The Brunel Museum is in an old engine house above the Thames Tunnel in Rotherhithe, south-east London. The 1843 tunnel, which was one of Isambard Kingdom Brunel’s first engineering projects, is thought to be the first constructed under a navigable river. The site is a Scheduled Ancient Monument and an International Landmark Site.

Opened

2000.

Collection

The museum celebrates Brunel’s work with an exhibition that looks at the tunnel as the birthplace of the tube system. There are paintings, engravings and models explaining how the engineering feat was achieved.

Help at hand

About 20 volunteers and three part-time paid staff.

Highlights

“As the birthplace of mass urban transport and the modern city, the site itself is one of the most important in engineering history,” says Robert Hulse, the museum’s director.

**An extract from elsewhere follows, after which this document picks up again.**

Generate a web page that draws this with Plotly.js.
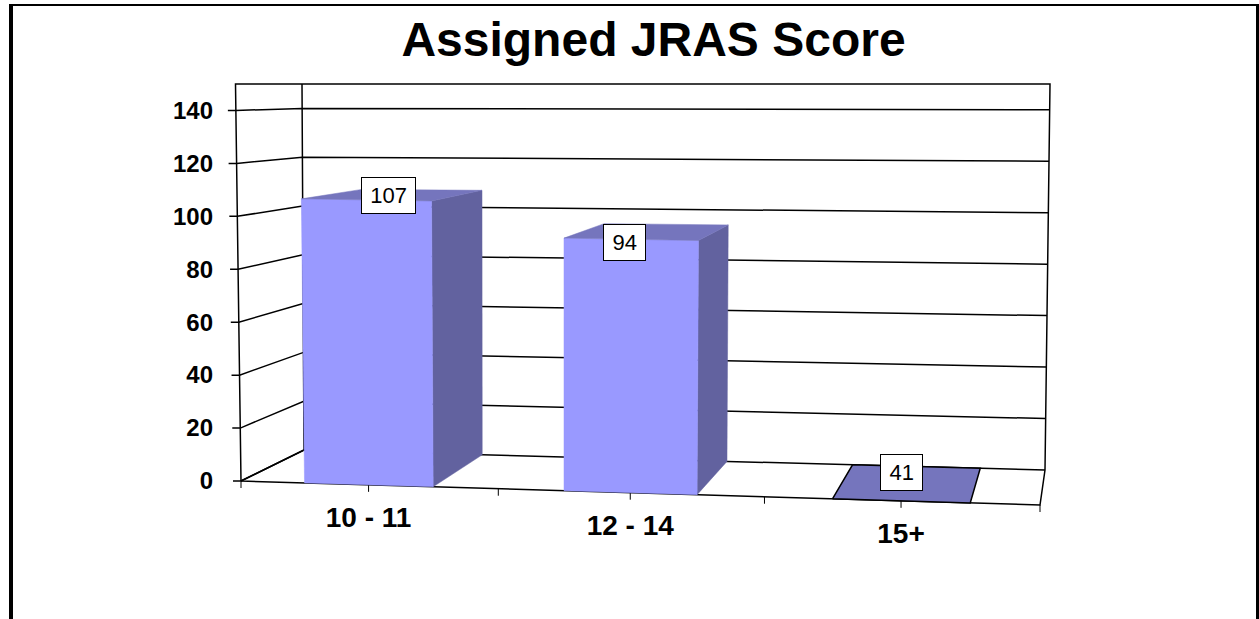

Visitors can descend into the chamber created by Brunel as part of the tunnel. There is a pop-up cocktail bar on the roof gardens above the tunnel, which began as part of Culture24’s Museums At Night festival and has become a weekly event.

Budget

Income comes from admission fees (£3 adults) and special events including concerts, lectures and guided walks around Embankment and Bermondsey. Small grants are awarded for projects like the summer play scheme. In 2004 the museum received a grant of £50,000 from the Heritage Lottery Fund to devise education and outreach programmes.

Visitors


25,000 a year.

Sticky moment


“In 2008 they closed the East London Line, which made it very difficult for people to get to the museum so visitor numbers went down,” Hulse says. “To make sure people still came to the museum, we started collecting them from the second nearest station, Bermondsey. People really enjoyed the walks and we still do them now. The challenge became an opportunity.”

Survival tip


“Try to find ways to appeal to a wider audience,” Hulse says. “Some of our extensions, like the pop-up cocktail bar, have meant that as well as engineering enthusiasts we also have more visitors.”

Future plans


The museum has been awarded a grant of around £25,000 to restore a full entrance and permanent stairway into the tunnel shaft for the first time in 145 years. Work will begin in the summer. “This is hugely exciting as we have been wanting to do this for a long time,” Hulse says.